菊地成孔はジャズミュージシャン、サックス奏者である。ペペ・トルメント・アスカラール、DC/PRGなど複数のバンドを牽引し、日本人で唯一インパルスレコードと契約。その音楽は「言語を音楽化したもの」と評される。しかし彼の活動はそれだけにとどまらず多方面で活躍している。Spank Happyというデュエットではエレクトロポップ、エレクトロピチカートファイブのようなダンスミュージックを展開。JAZZ DOMMUNISTERSでは大谷能生とともにポエトリーラップめいた質の高いラップも披露。また作詞家として野宮真貴、小泉今日子などに提供。
2011年から2018年まで続いた「菊地成孔の粋な夜電波」はジャズを中心に様々なジャンルの音楽を彼が紹介する番組であり、同時間帯一位を獲得するなどカルト的人気を誇り、毎回番組冒頭で披露される独特の前口上のみで2冊の書籍が出版されるほどである。
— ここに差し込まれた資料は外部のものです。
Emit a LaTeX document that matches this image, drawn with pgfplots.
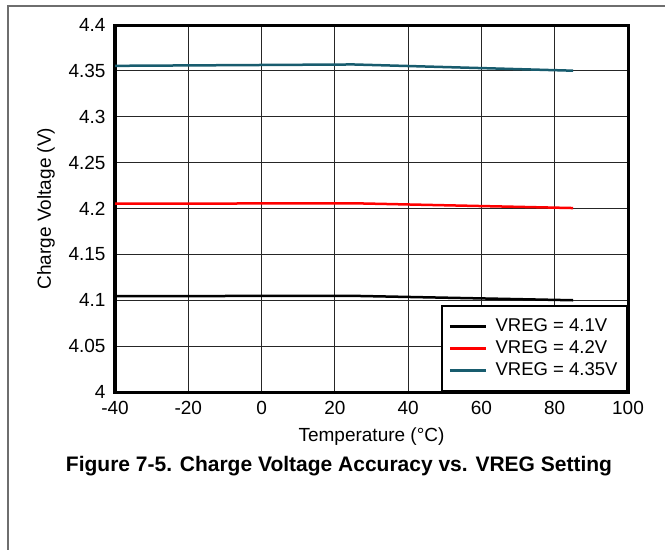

さらに文筆家としての活躍もめざましく、これまでにエッセイ「スペインの宇宙食」「歌舞伎町のミッドナイト・フットボール」「サイコロジカル・ボディ・ブルース解凍」「CDは株券ではない」などを上梓。ファッションにも造詣が深く、著書「服は何故音楽を必要とするのか?」の中では学術論文さながらのウォーキングミュージック論を展開。
菊地独特のエロチシズムは我々の普段触れることのないフェテッシュな感覚を愛撫するかのごとく触れてくる。